Your goal:
Check every line below for the word "this" and copy each one that has it.
[Supplied entries start]
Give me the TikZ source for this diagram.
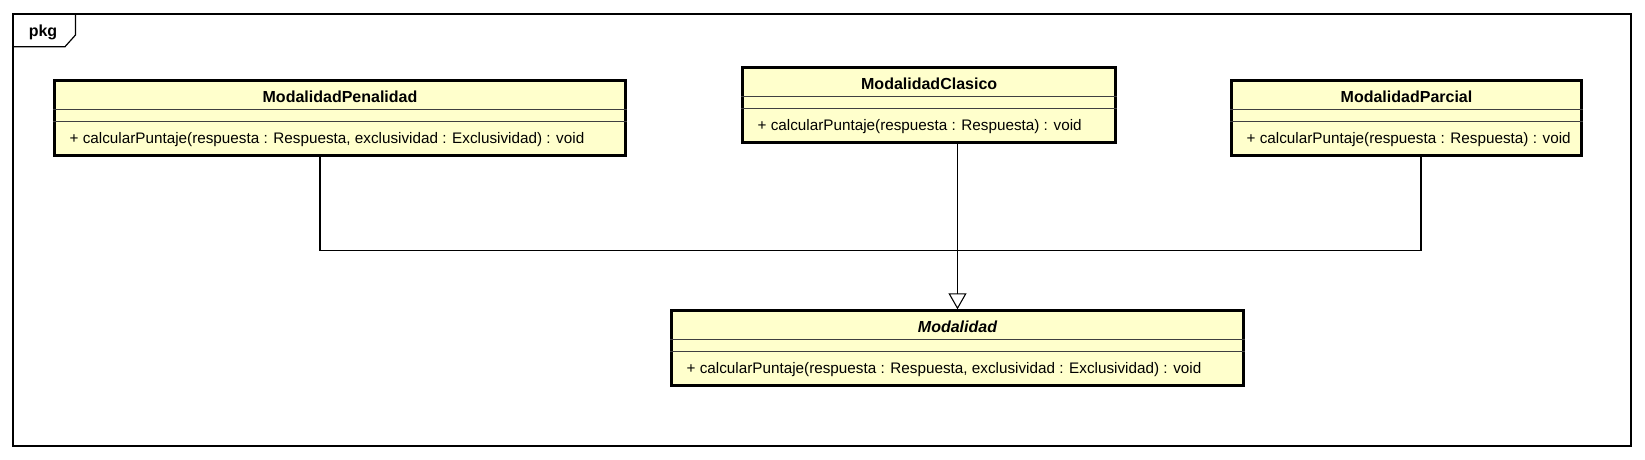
\documentclass[tikz,border=0pt]{standalone}
\usepackage{fontspec}
\setmainfont{Liberation Sans}
\usetikzlibrary{arrows.meta}
\definecolor{classfill}{RGB}{255,255,204}
\begin{document}
\begin{tikzpicture}[x=0.75pt,y=-0.75pt,
  classbox/.style={draw=black, line width=2.25pt, fill=classfill, rectangle, inner sep=0pt, outer sep=1.125pt, minimum height=55.8pt},
  sepline/.style={draw=black!75, line width=0.8pt},
  ctitle/.style={font=\fontsize{12}{14}\selectfont\bfseries, inner sep=0pt, anchor=center},
  member/.style={font=\fontsize{11.45}{13}\selectfont, inner sep=0pt, anchor=west},
  conn/.style={draw=black, line width=0.8pt},
  gen/.style={conn, -{Triangle[open, length=12pt, width=13.5pt, line width=0.8pt]}},
  pkgframe/.style={draw=black, line width=0.9pt}
]
\useasboundingbox (0,0) rectangle (1645,460);
% package frame
\draw[pkgframe] (13,14) rectangle (1631,446);
\draw[pkgframe] (13,46.7) -- (65,46.7) -- (75.5,35) -- (75.5,14);
\node[font=\fontsize{12}{14}\selectfont\bfseries, inner sep=0pt] (pkg) at (43,32.5) {pkg};

% class boxes
\node[classbox, minimum width=428.25pt] (pen) at (340,118) {};
\node[classbox, minimum width=280pt] (cla) at (929.15,105.15) {};
\node[classbox, minimum width=262.5pt] (par) at (1406.5,118) {};
\node[classbox, minimum width=429pt] (mod) at (957.5,348) {};

\foreach \n in {pen,cla,par,mod}{
  \draw[sepline] ([yshift=-22.875pt]\n.north west) -- ([yshift=-22.875pt]\n.north east);
  \draw[sepline] ([yshift=-31.5pt]\n.north west) -- ([yshift=-31.5pt]\n.north east);
}

\node[ctitle] (penT) at ([yshift=-12.9pt]pen.north) {ModalidadPenalidad};
\node[member] (penM) at ([xshift=12.3pt, yshift=-45pt]pen.north west) {+ calcularPuntaje(respuesta : Respuesta, exclusividad : Exclusividad) : void};

\node[ctitle] (claT) at ([yshift=-12.9pt]cla.north) {ModalidadClasico};
\node[member] (claM) at ([xshift=12.3pt, yshift=-45pt]cla.north west) {+ calcularPuntaje(respuesta : Respuesta) : void};

\node[ctitle] (parT) at ([yshift=-12.9pt]par.north) {ModalidadParcial};
\node[member] (parM) at ([xshift=12.3pt, yshift=-45pt]par.north west) {+ calcularPuntaje(respuesta : Respuesta) : void};

\node[ctitle, font=\fontsize{12}{14}\selectfont\bfseries\itshape] (modT) at ([yshift=-12.9pt]mod.north) {Modalidad};
\node[member] (modM) at ([xshift=12.3pt, yshift=-45pt]mod.north west) {+ calcularPuntaje(respuesta : Respuesta, exclusividad : Exclusividad) : void};

% generalization connectors
\coordinate (bus) at (957.5,250.5);
\draw[conn] ([xshift=-15pt]pen.south) |- (bus);
\draw[conn] ([xshift=10.875pt]par.south) |- (bus);
\draw[gen] (cla.south -| mod.north) -- (mod.north);
\end{tikzpicture}
\end{document}
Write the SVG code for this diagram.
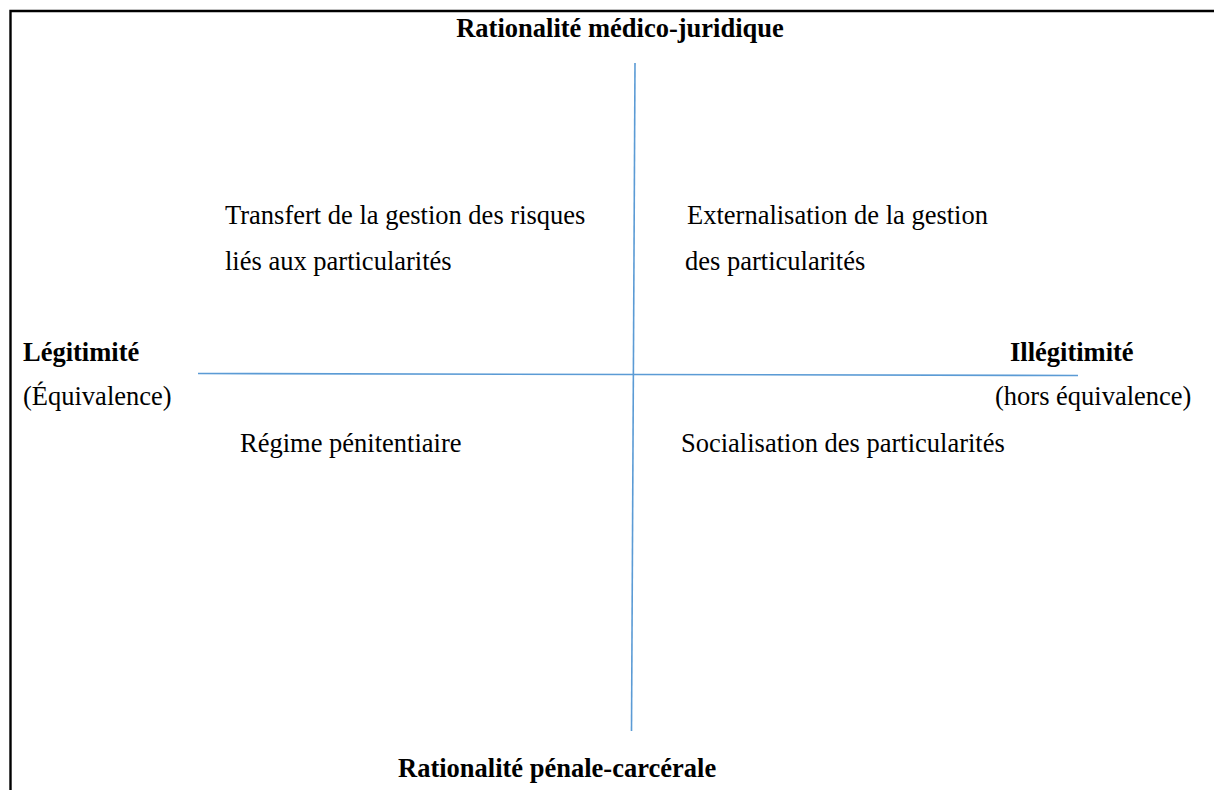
<svg xmlns="http://www.w3.org/2000/svg" width="1214" height="790" viewBox="0 0 1214 790">
<style>
text{font-family:"Liberation Serif","Times New Roman",serif;font-size:26.5px;fill:#000}
.b{font-weight:bold}
.ax{stroke:#5B9BD5;stroke-width:1.6;fill:none}
.frame{stroke:#000;stroke-width:2.4;fill:none}
</style>
<rect width="1214" height="790" fill="#fff"/>
<path class="frame" d="M10.5,790 V11 H1214"/>
<g id="connectors">
<line class="ax" x1="635" y1="63" x2="631.5" y2="731"/>
<line class="ax" x1="198" y1="373.5" x2="1078" y2="375.5"/>
</g>
<g id="top"><text class="b" x="620" y="37" text-anchor="middle">Rationalité médico-juridique</text></g>
<g id="bottom"><text class="b" x="398" y="777">Rationalité pénale-carcérale</text></g>
<g id="left"><text class="b" x="23" y="361">Légitimité</text><text x="23" y="405">(Équivalence)</text></g>
<g id="right"><text class="b" x="1010" y="361">Illégitimité</text><text x="995" y="405">(hors équivalence)</text></g>
<g id="q1"><text x="225" y="224">Transfert de la gestion des risques</text><text x="225" y="270">liés aux particularités</text></g>
<g id="q2"><text x="687" y="224">Externalisation de la gestion</text><text x="685" y="270">des particularités</text></g>
<g id="q3"><text x="240" y="452">Régime pénitentiaire</text></g>
<g id="q4"><text x="681" y="452">Socialisation des particularités</text></g>
</svg>
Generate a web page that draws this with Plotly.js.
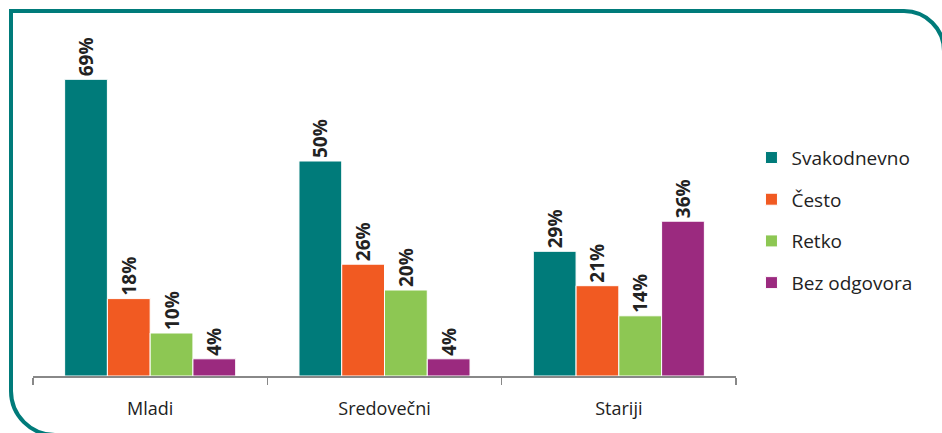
[Supplied entries end]
Right answer:
Give me the TikZ source for this diagram.
Write the SVG code for this diagram.
Generate a web page that draws this with Plotly.js.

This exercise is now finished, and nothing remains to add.